▶ _What you should do_:
Leave out the pictures and copy every record exactly.

Stored dataset items:

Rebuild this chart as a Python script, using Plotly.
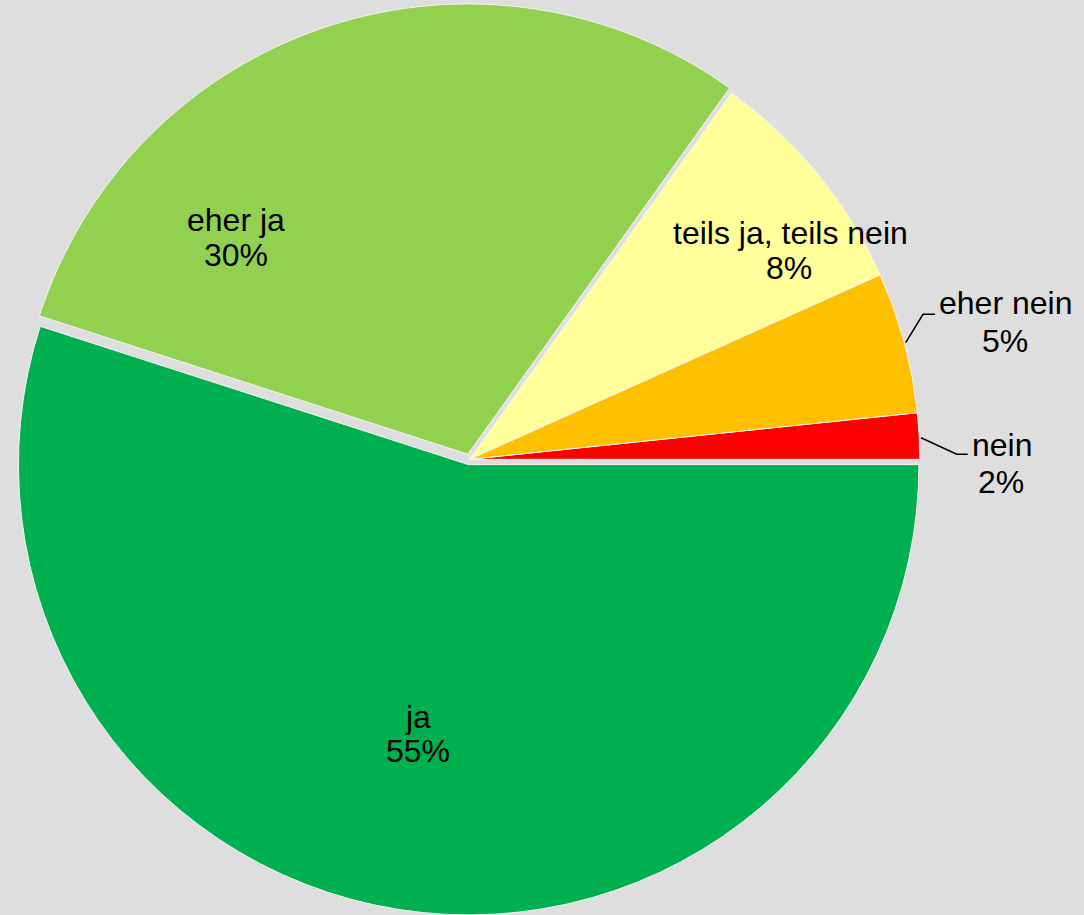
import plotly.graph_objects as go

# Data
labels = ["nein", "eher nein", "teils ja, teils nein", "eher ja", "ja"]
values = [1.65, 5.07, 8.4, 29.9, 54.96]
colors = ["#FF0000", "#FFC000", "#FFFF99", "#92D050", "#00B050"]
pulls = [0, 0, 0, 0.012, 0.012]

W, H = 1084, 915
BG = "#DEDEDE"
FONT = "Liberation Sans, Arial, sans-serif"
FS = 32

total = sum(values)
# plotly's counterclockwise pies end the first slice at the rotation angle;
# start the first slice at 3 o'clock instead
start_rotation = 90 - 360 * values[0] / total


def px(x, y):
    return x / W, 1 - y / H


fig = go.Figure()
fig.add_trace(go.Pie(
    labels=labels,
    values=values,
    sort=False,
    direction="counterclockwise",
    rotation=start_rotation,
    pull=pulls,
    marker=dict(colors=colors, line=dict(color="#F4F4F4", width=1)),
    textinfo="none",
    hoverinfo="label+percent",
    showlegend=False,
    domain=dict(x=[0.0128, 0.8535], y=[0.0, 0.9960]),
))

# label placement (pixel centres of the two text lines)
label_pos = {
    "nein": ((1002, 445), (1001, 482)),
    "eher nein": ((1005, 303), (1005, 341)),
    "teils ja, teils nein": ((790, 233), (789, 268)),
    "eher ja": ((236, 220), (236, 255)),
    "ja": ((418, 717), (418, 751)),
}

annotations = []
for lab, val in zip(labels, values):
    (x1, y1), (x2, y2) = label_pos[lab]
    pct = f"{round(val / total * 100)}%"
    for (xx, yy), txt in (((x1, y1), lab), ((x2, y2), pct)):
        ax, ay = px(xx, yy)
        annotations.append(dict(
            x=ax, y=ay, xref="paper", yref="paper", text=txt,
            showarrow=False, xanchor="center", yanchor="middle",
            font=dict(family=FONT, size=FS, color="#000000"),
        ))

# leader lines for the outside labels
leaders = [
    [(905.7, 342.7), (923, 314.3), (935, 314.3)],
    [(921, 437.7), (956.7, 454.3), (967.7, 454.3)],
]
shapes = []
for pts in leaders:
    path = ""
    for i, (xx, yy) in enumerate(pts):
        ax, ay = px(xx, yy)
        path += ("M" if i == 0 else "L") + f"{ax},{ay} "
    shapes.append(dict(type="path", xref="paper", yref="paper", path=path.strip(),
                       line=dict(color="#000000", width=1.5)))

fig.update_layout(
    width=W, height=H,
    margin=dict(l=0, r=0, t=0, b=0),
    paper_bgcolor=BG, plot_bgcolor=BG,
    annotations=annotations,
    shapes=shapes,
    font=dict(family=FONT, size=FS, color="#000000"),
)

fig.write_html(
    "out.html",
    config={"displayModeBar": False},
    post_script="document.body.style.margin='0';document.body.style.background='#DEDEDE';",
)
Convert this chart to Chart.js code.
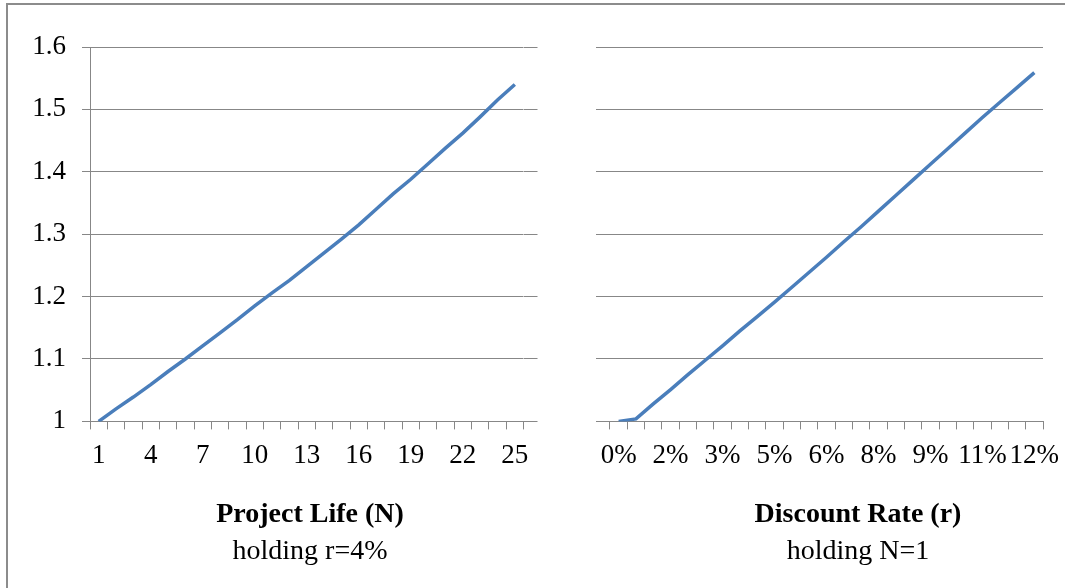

▶ _Completed exercise_:
Rebuild this chart as a Python script, using Plotly.
import plotly.graph_objects as go

# Data
labels = ["nein", "eher nein", "teils ja, teils nein", "eher ja", "ja"]
values = [1.65, 5.07, 8.4, 29.9, 54.96]
colors = ["#FF0000", "#FFC000", "#FFFF99", "#92D050", "#00B050"]
pulls = [0, 0, 0, 0.012, 0.012]

W, H = 1084, 915
BG = "#DEDEDE"
FONT = "Liberation Sans, Arial, sans-serif"
FS = 32

total = sum(values)
# plotly's counterclockwise pies end the first slice at the rotation angle;
# start the first slice at 3 o'clock instead
start_rotation = 90 - 360 * values[0] / total


def px(x, y):
    return x / W, 1 - y / H


fig = go.Figure()
fig.add_trace(go.Pie(
    labels=labels,
    values=values,
    sort=False,
    direction="counterclockwise",
    rotation=start_rotation,
    pull=pulls,
    marker=dict(colors=colors, line=dict(color="#F4F4F4", width=1)),
    textinfo="none",
    hoverinfo="label+percent",
    showlegend=False,
    domain=dict(x=[0.0128, 0.8535], y=[0.0, 0.9960]),
))

# label placement (pixel centres of the two text lines)
label_pos = {
    "nein": ((1002, 445), (1001, 482)),
    "eher nein": ((1005, 303), (1005, 341)),
    "teils ja, teils nein": ((790, 233), (789, 268)),
    "eher ja": ((236, 220), (236, 255)),
    "ja": ((418, 717), (418, 751)),
}

annotations = []
for lab, val in zip(labels, values):
    (x1, y1), (x2, y2) = label_pos[lab]
    pct = f"{round(val / total * 100)}%"
    for (xx, yy), txt in (((x1, y1), lab), ((x2, y2), pct)):
        ax, ay = px(xx, yy)
        annotations.append(dict(
            x=ax, y=ay, xref="paper", yref="paper", text=txt,
            showarrow=False, xanchor="center", yanchor="middle",
            font=dict(family=FONT, size=FS, color="#000000"),
        ))

# leader lines for the outside labels
leaders = [
    [(905.7, 342.7), (923, 314.3), (935, 314.3)],
    [(921, 437.7), (956.7, 454.3), (967.7, 454.3)],
]
shapes = []
for pts in leaders:
    path = ""
    for i, (xx, yy) in enumerate(pts):
        ax, ay = px(xx, yy)
        path += ("M" if i == 0 else "L") + f"{ax},{ay} "
    shapes.append(dict(type="path", xref="paper", yref="paper", path=path.strip(),
                       line=dict(color="#000000", width=1.5)))

fig.update_layout(
    width=W, height=H,
    margin=dict(l=0, r=0, t=0, b=0),
    paper_bgcolor=BG, plot_bgcolor=BG,
    annotations=annotations,
    shapes=shapes,
    font=dict(family=FONT, size=FS, color="#000000"),
)

fig.write_html(
    "out.html",
    config={"displayModeBar": False},
    post_script="document.body.style.margin='0';document.body.style.background='#DEDEDE';",
)
Convert this chart to Chart.js code.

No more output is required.